U.S. Sen. Kirsten Gillibrand is among those calling to have the nation's highest civilian honor taken away from Cosby in the wake of a growing body of evidence that he used drugs in order to have sex with dozens of women during his gilded heyday as "America's dad."
New York’s junior senator has been a national leader in calling for greater protections for women, particularly against sexual harassment and assault in the U.S. military and on college campuses. This latest effort gloves with her overall campaign to improve the way women are treated in this country.
So what does someone named Mitsuye Endo have to do with any of this?
Near the beginning of World War II, Endo was a 22-year-old living in California. But in the wake of anti-Japanese hysteria following Pearl Harbor, Endo — like more than 120,000 other Japanese-Americans — was stripped of her livelihood, her home and her family, and sent away to a government relocation camp.
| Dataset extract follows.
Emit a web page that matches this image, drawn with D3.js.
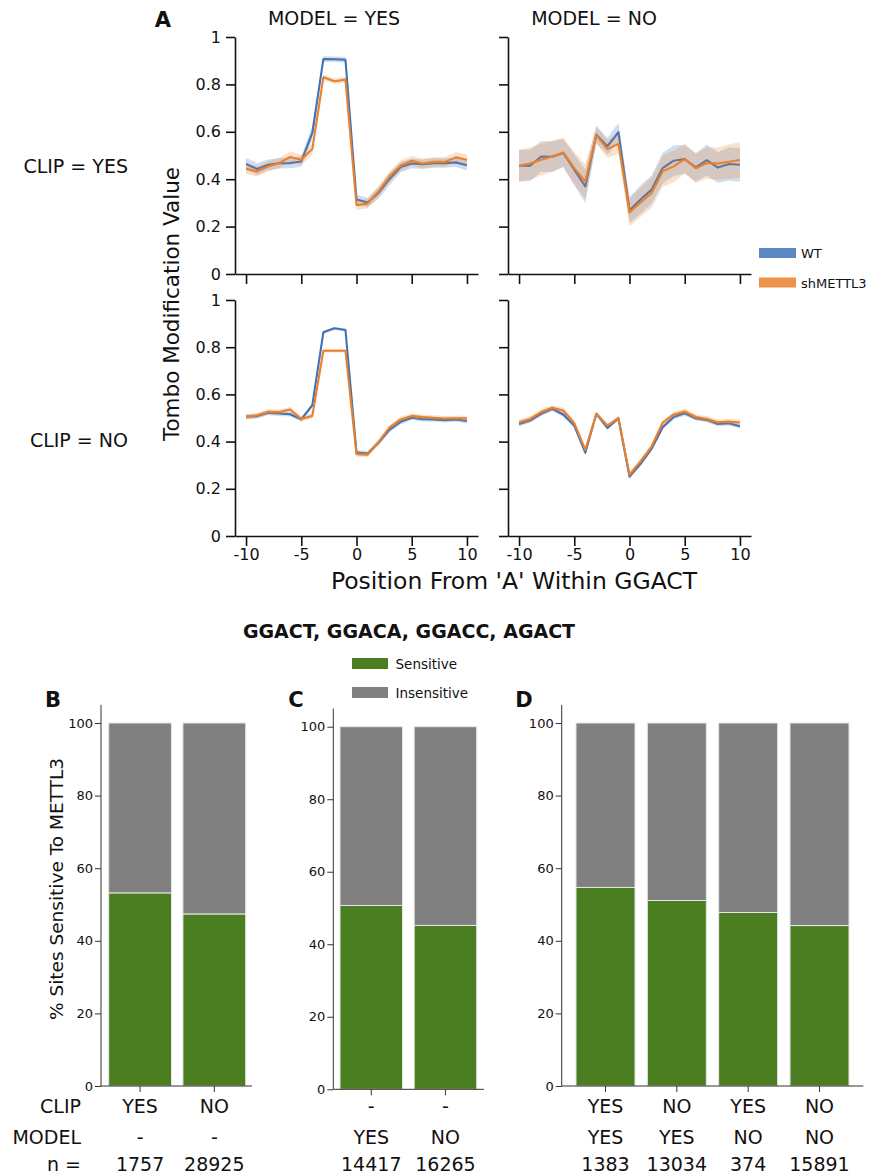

But Endo didn't sit idly by and accept her fate. She was among a handful of Japanese-Americans who stood up and challenged the constitutionality of the mass detentions. Offered the opportunity for release in exchange for dropping her case, she steadfastly refused. Instead she remained held in camps for two years while her case made its way through the courts. In 1944, the U.S. Supreme Court ruled in her favor. Around the same time, President Franklin Roosevelt ordered the camps closed and the detainees released.
Endo, who died in 2006, is an American hero. And why her name appears in the same breath as Bill Cosby’s now is because there is a separate effort afoot to have her awarded the Presidential Medal of Freedom, the same award many are now seeking to have taken from Cosby.
Bill Cosby made significant contributions to American society through entertainment, philanthropy, and his efforts to empower and educate blacks. But his disgraceful and potentially criminal conduct toward women in the wake of overwhelming evidence, including his own testimony in court, demands he forfeit his place of honor among the greatest American citizens.
Mitsuye Endo was a hero to her gender, a hero to her race, and a hero to all Americans. Yet Cosby holds our nation's highest civilian honor and Mitsuye does not.
How is any of this in any way right? And what message does that send?